Beyond these two areas, there is a third trail, called the Lockhart Trail, which branches off near the Hardie Valley Overlook on the southern end of the above two trails. We did not get a chance to hike around this one on our first outing, but it seems to loop another residential area and approaches the Trillium Trail as well (another trail that is not seemingly connected to the network properly, but could be a close walk on a surface road).

In our next outing we hope to tackle the southern stretches of the trail and see more of the parks in the Fox Chapel area!

Hiking Tips for the Parks

Eliza Fox Trail

When it comes to hiking the Eliza Fox Trail Park and Riding Meadow Park, things are relatively straightforward, with a few details of note to keep in mind.

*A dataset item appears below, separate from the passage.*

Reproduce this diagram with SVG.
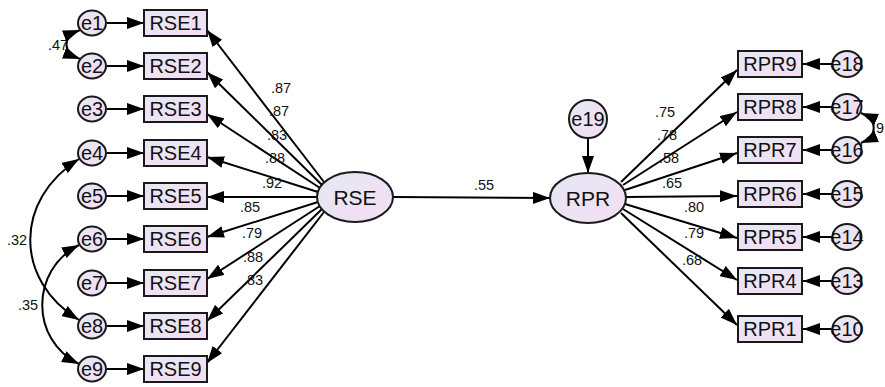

First, it is worth noting that most of the trails here are off-leash for dogs. Signs are abundant on where leashes are required (generally near streets and parking areas), but do not be surprised if you see hikers with dogs outside of these areas too. A side trail to Hardie Valley Park, for example, required dogs on leash but we saw a large group with dogs off-leash despite the fine warnings.

Eliza Fox Trail is Off Leash for Dogs in Some Sections

Second, most of the trails are pretty wide and easy to navigate; however, there are some small stream crossings that require walking on rocks to pass, some small hill climbs, and for the Hardie Overlook Trail specifically, a narrow bit with a steep dropoff on one side.

These aren't too terribly challenging for most able-bodied hikers, but are things to keep in mind all the same- there could be some tight squeezes especially if passing another party with dogs.

Third, you will have to cross some roads to continue on the trail network. When we say the paths are loosely connected, we mean it, but in the northern stretches the trailheads are quite easy to find just across the road from each other. Further south, we can't say with as much certainty.

Eliza Fox Trail

That said, while most of the road crossings have parking areas for the trails, virtually all of them had a “no parking, permit only” style sign visible which would not make for a great access point for the network. We parked at Beechwood Farms (and were admittedly not sure if we should or not) and saw other cars parking in the grassy area near the firehouse across the street (but not in front of the firehouse, which also had no parking signs).

This is one significant limitation of the trail network in Fox Chapel, we have to admit.

Finally, there are some side trails seemingly leading to private houses. Some are easily marked showing the trail path, and others are marked as no trespassing. All things considered, the trail is incredibly easy to follow but does have minimal signage to highlight.

Overall, while the natural highlights of the Eliza Fox Trail network are indeed minimal, the trail offers a fairly quiet walk out in nature for residents and visitors. Just be sure to be aware of the dogs you may pass and enjoy your walk!

The Eliza Fox Trail loosely connects several parks within Fox Chapel. We only hit the northern section of the trail network during this visit, but hope to visit the southern areas for another hike soon!